Moving too fast or too slow
Matching your pace to the other person's, rather than rushing or stalling, tends to lead to better outcomes.
Treating your profile like a resume
One of the most common mistakes is writing a profile that reads like a list of credentials rather than a window into who you actually are. Job, education, a few hobbies listed flatly — none of it gives a potential match anything to actually respond to. The profiles that get genuine replies usually include a specific story, opinion, or detail that invites a question.
Swap one generic line for something concrete: instead of 'I like hiking,' try 'I've been slowly working through every accessible trail within an hour of the city.' The second version gives someone an actual reason to message you, rather than just confirming a shared interest exists in the abstract.
Disclosing too early or too late
There's no universally right moment to mention a disability, but both extremes tend to cause friction. Leading every conversation with it before any rapport exists can make the disability feel like the entire topic of discussion rather than one part of a fuller picture. Waiting until a date is already confirmed, with no mention at all, can feel like it was withheld rather than simply not yet relevant.
A reasonable middle ground is including enough in your profile that it's not a surprise, then letting the specifics come up naturally in conversation as they become relevant — the same way you'd mention any other part of your life.
Letting one bad match colour the whole search
A string of mismatched conversations or a single bad date can understandably sour the whole process for a while. The mistake is generalizing from a small sample — assuming the platform, or the dating pool generally, is the problem, when really it's just normal variance in compatibility.
Taking a short break after a rough stretch is reasonable. Concluding that meaningful connection isn't available based on a handful of mismatches usually isn't supported by the actual numbers — most people who keep showing up, with reasonable adjustments to their approach, do eventually find better matches.
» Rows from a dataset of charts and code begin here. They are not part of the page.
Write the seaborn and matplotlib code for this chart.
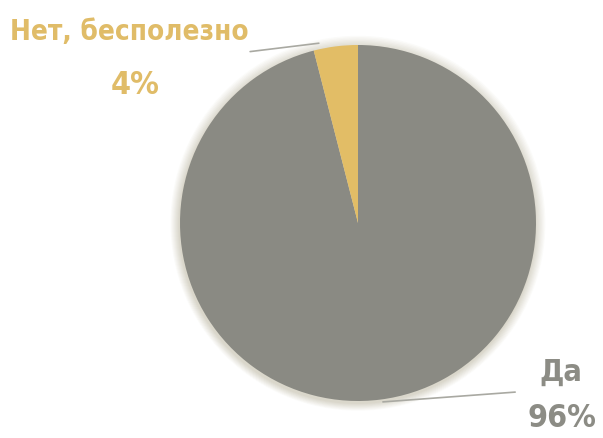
import numpy as np
import matplotlib
matplotlib.use("Agg")
import matplotlib.pyplot as plt
import seaborn as sns
from matplotlib.patches import Circle
from matplotlib import font_manager as fm
from matplotlib.colors import to_rgb

labels = ["Да", "Нет, бесполезно"]
values = [96, 4]
pct_labels = ["96%", "4%"]
colors = ["#8a8a83", "#e2bd66"]
text_colors = ["#8c8c85", "#e0bc68"]

sns.set_theme(style="white")
names = {f.name for f in fm.fontManager.ttflist}
family = 'Liberation Sans Narrow' if 'Liberation Sans Narrow' in names else 'DejaVu Sans'
plt.rcParams['font.family'] = [family, 'DejaVu Sans']

fig = plt.figure(figsize=(6.03, 4.38), dpi=100)
ax = fig.add_axes([0, 0, 1, 1])
R = 178.0
cx, cy = 358.0, 223.0

# soft ring / shadow behind the pie (gradient from white to light beige)
c_out = np.array(to_rgb("#ffffff"))
c_in = np.array(to_rgb("#dad7cb"))
n = 10
for i in range(n):
    t = i / (n - 1)
    r = 1.055 - 0.055 * t
    col = c_out * (1 - t) + c_in * t
    ax.add_patch(Circle((-0.004 * t, -0.012 * t), r, color=col, zorder=0.1 + i * 0.01))

wedges, _ = ax.pie(values, colors=colors, startangle=90, counterclock=False,
                   radius=1.0, wedgeprops=dict(linewidth=0))
for w in wedges:
    w.set_zorder(2)
ax.set_xlim(-cx / R, (603 - cx) / R)
ax.set_ylim(-(438 - cy) / R, cy / R)
ax.set_aspect('equal')
ax.axis('off')

# leader lines
line_color = "#a9a9a2"
ax.plot([-0.22, -0.606], [1.01, 0.963], color=line_color, lw=1.2, zorder=3)
ax.plot([0.14, 0.883], [-1.005, -0.95], color=line_color, lw=1.2, zorder=1)

fs = 24 if family != 'DejaVu Sans' else 20
fs_da = 24 if family != 'DejaVu Sans' else 22
fs_pct = 24 if family != 'DejaVu Sans' else 23
stretch = 'normal' if family != 'DejaVu Sans' else 'condensed'
kw = dict(ha='center', va='center', fontweight='bold', fontstretch=stretch)
ax.text(-1.287, 1.073, labels[1], color=text_colors[1], fontsize=fs, **kw)
ax.text(-1.253, 0.775, pct_labels[1], color=text_colors[1], fontsize=fs_pct, **kw)
ax.text(1.14, -0.84, labels[0], color=text_colors[0], fontsize=fs_da, **kw)
ax.text(1.148, -1.1, pct_labels[0], color=text_colors[0], fontsize=fs_pct, **kw)

fig.savefig("out.png", dpi=100)
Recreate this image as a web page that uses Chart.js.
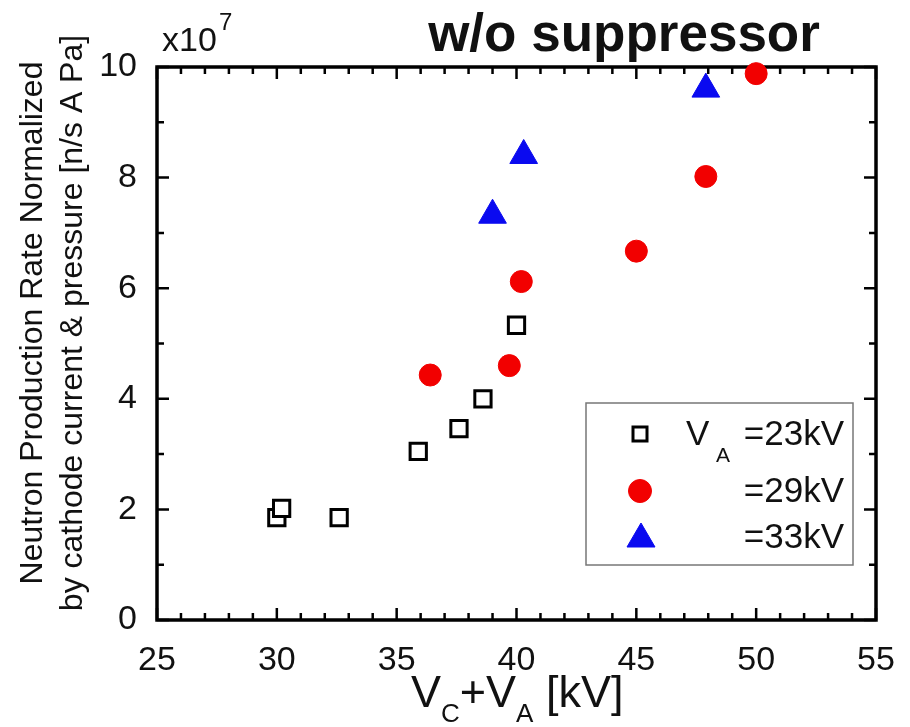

Over-relying on messaging instead of meeting
Long message exchanges can feel like progress, but they're a poor substitute for an actual meeting once both people seem genuinely interested. Chemistry on a screen doesn't always translate, and dragging out the messaging phase for weeks usually just delays finding that out either way.
Once a conversation has covered the basics and feels comfortable, suggesting a low-pressure first meeting — coffee, a short walk — moves things forward without requiring either person to over-invest in a connection that's still untested in person.
Ignoring your own non-negotiables
It's easy to talk yourself out of a genuine concern because someone seems otherwise great. If a non-negotiable — about communication style, about how someone responds to your accessibility needs, about basic compatibility — gets waved away early, it tends to resurface later, often at a worse time.
Knowing your own non-negotiables ahead of time, and actually honoring them when they come up, saves a lot of wasted time on connections that were never going to work long-term, no matter how promising they looked at first.
Comparing your journey to everyone else's
Scrolling past a friend's engagement announcement or a couple's anniversary post while you're still navigating mismatched conversations can make the process feel like a race you're losing. It isn't a race, and the timeline that works for someone else says nothing about what's realistic or right for you.
Everyone's path to a good relationship runs at a different pace, shaped by different circumstances — including ones related to disability, health, and life stage that aren't visible from the outside. Comparing your specific situation to someone else's highlight reel is rarely a fair or useful measure of how things are actually going.
None of these mistakes are permanent character flaws — they're patterns, and patterns can be adjusted once you notice them. The point of naming them isn't to feel bad about a past approach; it's to make small, practical changes that improve the experience going forward.
Giving each match a fair, undistracted chance
It's easy to half-pay-attention to a new conversation while still mentally replaying an old one, especially after a string of mismatches. That divided attention tends to come through, even unintentionally, and it's not fair to someone genuinely trying to get to know you.